* **WORK TO COMPLETE**
Search the listing below for the word "this" and copy each line that holds it.

Start RECORDS TO USE

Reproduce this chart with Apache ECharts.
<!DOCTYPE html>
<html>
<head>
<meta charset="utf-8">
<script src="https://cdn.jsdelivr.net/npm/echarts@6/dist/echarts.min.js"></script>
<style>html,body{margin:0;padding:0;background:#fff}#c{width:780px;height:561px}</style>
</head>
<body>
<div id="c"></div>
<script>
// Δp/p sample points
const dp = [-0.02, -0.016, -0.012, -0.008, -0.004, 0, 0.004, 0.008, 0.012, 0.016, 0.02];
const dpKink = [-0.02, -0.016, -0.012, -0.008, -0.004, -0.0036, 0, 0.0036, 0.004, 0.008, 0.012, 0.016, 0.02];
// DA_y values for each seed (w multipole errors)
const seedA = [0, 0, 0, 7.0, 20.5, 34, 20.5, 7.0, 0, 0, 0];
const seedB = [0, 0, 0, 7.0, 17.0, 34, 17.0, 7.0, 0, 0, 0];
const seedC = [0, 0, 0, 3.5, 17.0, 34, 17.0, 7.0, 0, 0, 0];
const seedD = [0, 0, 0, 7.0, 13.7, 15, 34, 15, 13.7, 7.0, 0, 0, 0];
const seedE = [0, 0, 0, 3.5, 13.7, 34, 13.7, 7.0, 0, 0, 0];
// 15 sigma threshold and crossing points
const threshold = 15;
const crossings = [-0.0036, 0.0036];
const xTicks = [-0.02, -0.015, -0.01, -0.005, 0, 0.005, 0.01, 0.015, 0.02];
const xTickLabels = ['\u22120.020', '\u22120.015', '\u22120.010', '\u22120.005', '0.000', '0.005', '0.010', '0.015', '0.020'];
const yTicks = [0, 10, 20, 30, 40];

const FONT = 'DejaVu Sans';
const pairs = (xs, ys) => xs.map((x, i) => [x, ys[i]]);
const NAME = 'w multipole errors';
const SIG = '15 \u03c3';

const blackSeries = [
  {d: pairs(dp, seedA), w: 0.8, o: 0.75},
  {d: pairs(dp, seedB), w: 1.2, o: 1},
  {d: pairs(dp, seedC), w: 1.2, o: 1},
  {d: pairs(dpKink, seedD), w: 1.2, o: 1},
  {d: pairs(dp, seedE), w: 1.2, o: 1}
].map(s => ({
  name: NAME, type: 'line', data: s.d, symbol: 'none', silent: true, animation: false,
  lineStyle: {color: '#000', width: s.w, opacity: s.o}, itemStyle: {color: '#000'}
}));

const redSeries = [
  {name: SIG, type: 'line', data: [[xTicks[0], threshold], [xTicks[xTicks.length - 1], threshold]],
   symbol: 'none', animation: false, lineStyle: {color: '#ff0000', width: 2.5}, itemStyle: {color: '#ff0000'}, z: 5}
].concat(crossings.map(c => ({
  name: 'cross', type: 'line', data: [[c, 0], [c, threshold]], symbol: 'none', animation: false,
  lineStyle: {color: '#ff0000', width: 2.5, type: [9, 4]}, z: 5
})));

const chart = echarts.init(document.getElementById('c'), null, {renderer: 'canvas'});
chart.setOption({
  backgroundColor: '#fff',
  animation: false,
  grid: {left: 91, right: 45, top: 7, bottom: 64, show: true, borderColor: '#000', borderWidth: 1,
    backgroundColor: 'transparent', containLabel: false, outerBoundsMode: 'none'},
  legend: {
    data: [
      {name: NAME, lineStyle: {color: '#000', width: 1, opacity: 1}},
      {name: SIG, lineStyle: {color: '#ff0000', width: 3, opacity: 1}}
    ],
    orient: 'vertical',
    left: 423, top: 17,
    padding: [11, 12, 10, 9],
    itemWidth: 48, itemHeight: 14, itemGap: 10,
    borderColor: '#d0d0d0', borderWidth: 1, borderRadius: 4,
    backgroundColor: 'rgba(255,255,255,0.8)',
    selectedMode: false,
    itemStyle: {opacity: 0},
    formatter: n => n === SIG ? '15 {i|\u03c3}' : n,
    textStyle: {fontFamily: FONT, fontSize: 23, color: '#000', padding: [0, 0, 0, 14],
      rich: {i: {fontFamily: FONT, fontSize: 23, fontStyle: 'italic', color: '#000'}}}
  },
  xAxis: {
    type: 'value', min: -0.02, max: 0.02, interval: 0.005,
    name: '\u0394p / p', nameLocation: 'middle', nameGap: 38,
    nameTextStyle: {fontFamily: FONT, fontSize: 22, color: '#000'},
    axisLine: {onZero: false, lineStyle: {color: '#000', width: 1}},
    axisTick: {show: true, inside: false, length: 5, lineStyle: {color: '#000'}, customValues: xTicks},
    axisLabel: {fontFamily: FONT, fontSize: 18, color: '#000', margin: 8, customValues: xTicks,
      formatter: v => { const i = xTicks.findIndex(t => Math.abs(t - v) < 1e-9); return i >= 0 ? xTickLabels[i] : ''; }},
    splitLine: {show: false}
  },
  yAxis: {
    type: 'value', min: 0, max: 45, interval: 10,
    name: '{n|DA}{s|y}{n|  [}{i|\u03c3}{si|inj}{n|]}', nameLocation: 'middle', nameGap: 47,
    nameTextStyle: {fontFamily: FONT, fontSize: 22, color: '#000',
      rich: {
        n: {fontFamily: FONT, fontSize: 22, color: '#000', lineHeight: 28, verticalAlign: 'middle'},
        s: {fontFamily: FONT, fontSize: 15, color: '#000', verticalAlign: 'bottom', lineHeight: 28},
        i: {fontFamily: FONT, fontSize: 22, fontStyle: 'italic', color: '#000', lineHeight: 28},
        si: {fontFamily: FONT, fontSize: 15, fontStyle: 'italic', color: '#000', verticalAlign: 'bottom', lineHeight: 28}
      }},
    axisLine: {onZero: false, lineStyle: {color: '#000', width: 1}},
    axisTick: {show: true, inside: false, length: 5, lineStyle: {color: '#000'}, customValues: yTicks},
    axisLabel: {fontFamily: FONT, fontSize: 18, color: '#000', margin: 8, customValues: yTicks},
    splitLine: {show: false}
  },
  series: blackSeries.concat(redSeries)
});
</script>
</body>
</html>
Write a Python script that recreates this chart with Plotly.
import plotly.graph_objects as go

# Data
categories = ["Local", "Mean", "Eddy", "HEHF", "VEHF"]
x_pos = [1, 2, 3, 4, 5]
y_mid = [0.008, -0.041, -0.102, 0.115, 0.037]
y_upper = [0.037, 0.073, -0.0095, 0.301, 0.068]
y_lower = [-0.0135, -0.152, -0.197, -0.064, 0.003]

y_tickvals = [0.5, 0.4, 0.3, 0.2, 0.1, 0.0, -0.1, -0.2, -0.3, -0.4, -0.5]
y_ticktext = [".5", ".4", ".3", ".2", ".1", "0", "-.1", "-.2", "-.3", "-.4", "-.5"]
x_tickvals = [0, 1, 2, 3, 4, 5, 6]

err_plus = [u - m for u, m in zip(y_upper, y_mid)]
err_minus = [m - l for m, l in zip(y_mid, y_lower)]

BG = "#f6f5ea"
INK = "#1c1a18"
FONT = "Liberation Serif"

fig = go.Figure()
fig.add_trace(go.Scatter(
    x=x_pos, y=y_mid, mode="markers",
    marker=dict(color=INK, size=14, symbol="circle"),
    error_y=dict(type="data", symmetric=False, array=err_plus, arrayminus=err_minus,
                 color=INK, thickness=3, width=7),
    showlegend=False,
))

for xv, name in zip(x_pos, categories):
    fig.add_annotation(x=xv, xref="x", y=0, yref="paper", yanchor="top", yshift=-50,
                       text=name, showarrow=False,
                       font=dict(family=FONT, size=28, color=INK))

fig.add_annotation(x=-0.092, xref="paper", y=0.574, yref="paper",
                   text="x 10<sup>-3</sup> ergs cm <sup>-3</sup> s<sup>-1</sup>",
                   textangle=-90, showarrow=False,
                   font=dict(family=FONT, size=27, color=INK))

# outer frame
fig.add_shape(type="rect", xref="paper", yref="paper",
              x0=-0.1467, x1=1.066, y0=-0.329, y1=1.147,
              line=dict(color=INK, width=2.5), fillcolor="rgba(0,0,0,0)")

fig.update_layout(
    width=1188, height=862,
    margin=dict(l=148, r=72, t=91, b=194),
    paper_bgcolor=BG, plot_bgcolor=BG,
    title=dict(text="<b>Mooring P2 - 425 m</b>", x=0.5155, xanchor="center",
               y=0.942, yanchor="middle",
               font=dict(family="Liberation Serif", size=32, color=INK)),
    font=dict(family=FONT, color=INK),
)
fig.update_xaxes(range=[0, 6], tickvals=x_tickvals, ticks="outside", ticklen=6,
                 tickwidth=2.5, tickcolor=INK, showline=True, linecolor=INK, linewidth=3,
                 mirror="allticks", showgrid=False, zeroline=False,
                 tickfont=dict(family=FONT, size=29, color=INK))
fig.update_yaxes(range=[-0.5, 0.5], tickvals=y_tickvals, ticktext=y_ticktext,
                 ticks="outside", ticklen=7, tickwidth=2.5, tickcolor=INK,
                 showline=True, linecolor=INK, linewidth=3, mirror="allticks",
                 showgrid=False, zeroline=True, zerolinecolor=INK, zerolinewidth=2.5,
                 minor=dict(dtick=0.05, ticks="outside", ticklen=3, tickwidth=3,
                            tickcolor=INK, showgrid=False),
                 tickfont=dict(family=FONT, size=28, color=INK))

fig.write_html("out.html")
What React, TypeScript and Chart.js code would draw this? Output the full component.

End RECORDS TO USE

* **FINISHED TASK**
Reproduce this chart with Apache ECharts.
Write a Python script that recreates this chart with Plotly.
What React, TypeScript and Chart.js code would draw this? Output the full component.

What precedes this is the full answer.